I was very appreciative of the gratuitous violence in this episode as a quick and easy way to end a few stories and characters. Sometimes the best way to get rid of a character after they've served their purpose is to put a bullet through their brain with little explanation (see: Carla). Getting revenge on the security guard who dragged Opie into the underground fighting pit wasn't totally necessary. As I said above, the real villain in that case was Pope. But you know what? I'm totally okay with the guard being dead because screw him, and I like how Jax made it more personal by bashing his head in with a snow globe. I'll never look at the St. Elsewhere finale the same way again. As for his wife? Ehh, well, wrong place/wrong time, you know the drill. She shouldn't have come out waving a shotgun with four giant biker dudes in the dining room, especially since Tig was around. However, it should be mentioned that SAMCRO is piling up the body count, and that August and Pope know exactly what happened should they ever choose to whisper something to the cops.
But Carla's suicide by gun was especially gratifying because she was one of the worst new characters on television this season. If there was ever a character who was obviously getting on the nerves of a show's writers, it was Carla, and the most efficient way out was to have her take Gemma and Nero hostage, attempt to force them to perform sex acts on each other, and then just say, "Well that didn't work so I'm gonna shoot myself now BYE BYE!!" *BLAM* Good riddance, Carla, you will go down as one of the series' most pointless characters ever. I'm just glad the writers saw it too, and I hope Clay put another one in her brain just to make sure. And then chopped her head off just to make sure. And then fed her corpse to a bunch of hungry pigs just to make absolutely sure.

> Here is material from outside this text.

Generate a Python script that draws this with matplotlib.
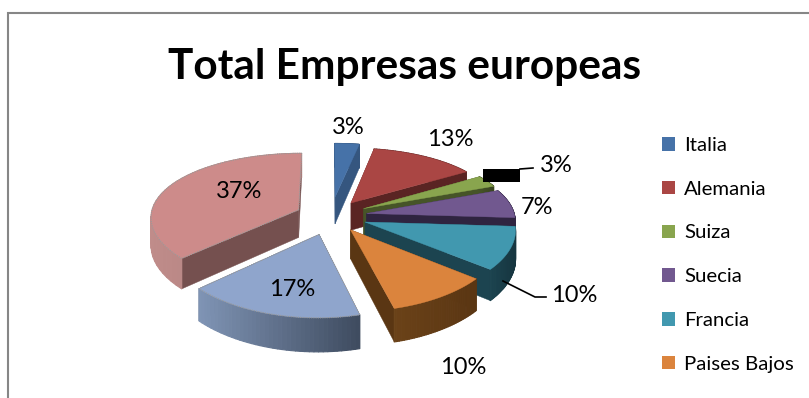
#!/usr/bin/env python3
'''
Total Empresas europeas: exploded 3D pie drawn with plain polygons
'''
import numpy as np
import matplotlib
matplotlib.use('Agg')
from matplotlib import pyplot as plt
from matplotlib.collections import PolyCollection
from matplotlib.patches import Patch, Rectangle, Polygon

W, H = 809, 398

categories = ['Italia', 'Alemania', 'Suiza', 'Suecia', 'Francia', 'Paises Bajos']
values = [3, 13, 3, 7, 10, 10, 17, 37]
title = 'Total Empresas europeas'

# pie geometry, in pixels
CX, CY = 331, 216
RX, RY = 148, 66
PERSP_X = 0.10
PERSP_Y = 0.14
DEPTH = 28

explode = [0.30, 0.245, 0.25, 0.245, 0.245, 0.24, 0.28, 0.24]
top_colors = ['#4672a8', '#aa4644', '#89a54e', '#71588f', '#4198af', '#db843d', '#8fa5cc', '#cd8b8a']
rim_left = ['#35567f', '#5a2423', '#465428', '#2f2440', '#1c4450', '#6b4218', '#8095b6', '#c08c8a']
rim_right = ['#35567f', '#5a2423', '#3a4621', '#2f2440', '#16353f', '#5a3613', '#3f4c60', '#a87d7b']
face_colors = ['#35567f', '#5a2423', '#465428', '#2f2440', '#1c4450', '#5a3613', '#3f4c60', '#75504f']
draw_order = [7, 0, 1, 2, 3, 4, 5, 6]

label_pos = [(348, 128), (450, 140), (556, 166), (537, 208), (574, 295), (463, 368), (292, 289), (239, 191)]


def project(u, v):
    sx = 1 / (1 - PERSP_X * v)
    sy = 1 / (1 - PERSP_Y * v)
    return CX + RX * sx * u, CY + RY * sy * v, sy


def hex2rgb(c):
    return np.array(matplotlib.colors.to_rgb(c))


def i_z(i):
    return 2 + draw_order.index(i)


def draw_slice(ax, i, a0, a1):
    mid = (a0 + a1) / 2
    u0 = explode[i] * np.sin(mid)
    v0 = -explode[i] * np.cos(mid)
    th = np.linspace(a0, a1, 40)
    xs, ys, ss = project(u0 + np.sin(th), v0 - np.cos(th))
    ax0, ay0, as0 = project(u0, v0)

    # radial walls first, the rim and the top surface paint over what is hidden
    for k in (0, -1):
        wall = [(ax0, ay0), (xs[k], ys[k]), (xs[k], ys[k] + DEPTH * ss[k]), (ax0, ay0 + DEPTH * as0)]
        ax.add_patch(Polygon(wall, closed=True, fc=face_colors[i], ec=face_colors[i], lw=0.3, zorder=i_z(i)))

    quads = []
    cols = []
    left, right = hex2rgb(rim_left[i]), hex2rgb(rim_right[i])
    span = max(xs.max() - xs.min(), 1)
    for k in range(len(th) - 1):
        quads.append([(xs[k], ys[k]), (xs[k + 1], ys[k + 1]),
                      (xs[k + 1], ys[k + 1] + DEPTH * ss[k + 1]), (xs[k], ys[k] + DEPTH * ss[k])])
        t = (xs[k] - xs.min()) / span
        cols.append(left + (right - left) * t)
    ax.add_collection(PolyCollection(quads, facecolors=cols, edgecolors=cols, linewidths=0.8, zorder=i_z(i)))

    top = [(ax0, ay0)] + list(zip(xs, ys))
    ax.add_patch(Polygon(top, closed=True, fc=top_colors[i], ec=top_colors[i], lw=0.3, zorder=i_z(i)))
    if i >= 6:
        # the two big slices carry a dotted outline
        ax.add_patch(Polygon(top, closed=True, fill=False, ec='#9a9a9a', lw=0.8, ls=(0, (1, 1)), zorder=i_z(i)))


fig = plt.figure(figsize=(W / 100, H / 100), dpi=100)
ax = fig.add_axes([0, 0, 1, 1])
ax.set_xlim(0, W)
ax.set_ylim(H, 0)
ax.axis('off')

plt.rcParams['font.family'] = ['Lato', 'DejaVu Sans']

# chart frame, only the top and left sides fall on the canvas
ax.plot([8, 8, W + 2], [H + 2, 13.3, 13.3], color='#868686', lw=1.5, zorder=1, solid_joinstyle='miter')

total = sum(values)
edges = np.cumsum([0] + values) / total * 2 * np.pi
for i in draw_order:
    draw_slice(ax, i, edges[i], edges[i + 1])

ax.text(405, 67, title, ha='center', va='center', fontsize=30.5, fontweight='bold', color='black')

for v, (x, y) in zip(values, label_pos):
    ax.text(x, y, f'{v}%', ha='center', va='center', fontsize=17, color='black', zorder=20)

# leader lines
ax.plot([503, 535, 546], [281, 297, 297], color='black', lw=1.2, zorder=20)
ax.plot([520, 533], [169, 168], color='black', lw=1.2, zorder=20)
ax.add_patch(Rectangle((483, 169), 37, 13, fc='black', ec='none', zorder=20))

handles = [Patch(fc=c, ec='none', label=n) for c, n in zip(top_colors, categories)]
ax.legend(handles=handles, loc='upper left', bbox_to_anchor=(662 / W, 1 - 137 / H), frameon=False,
          fontsize=14.7, handlelength=0.64, handleheight=0.64, handletextpad=0.44,
          labelspacing=1.31, borderpad=0, borderaxespad=0)

fig.savefig('out.png', dpi=100)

"Small World" was the halfway point for Season 5, and it was designed to close some doors (final vengeance for Opie, goodbye Carla!) and open others (welcome back, Clay!). It wasn't as strong as the previous three episodes and it was a bit all over the place, but it put Season 5 in position for a strong second-half run. And that all starts with getting Clay back in the picture.
– Tig is a total psychopath now, but I couldn't help but laugh when Chibs asked if he was okay after murdering the guard's wife and agreeing to dispose of the bodies and Tig replied, "Yeah, I am. That was really good for me." And then Chibs kissed him on the cheek.
– I love it when the heads of the gangs get together for their rainbow coalition meet-ups. It's like a United Nations summit for jerks.
– Hello, Joel McHale! I believe the story behind McHale's cameo is that he and Kurt Sutter got along so well when Sutter stopped by McHale's The Soup that Sutter found a role for him. Really looking forward to seeing McHale in next week's episode.
– Egregious product placement for Miller Lite, down to the label perfectly turned toward the camera and the pan-down for a full-frame shot. I liked it better when they drank Budweiser.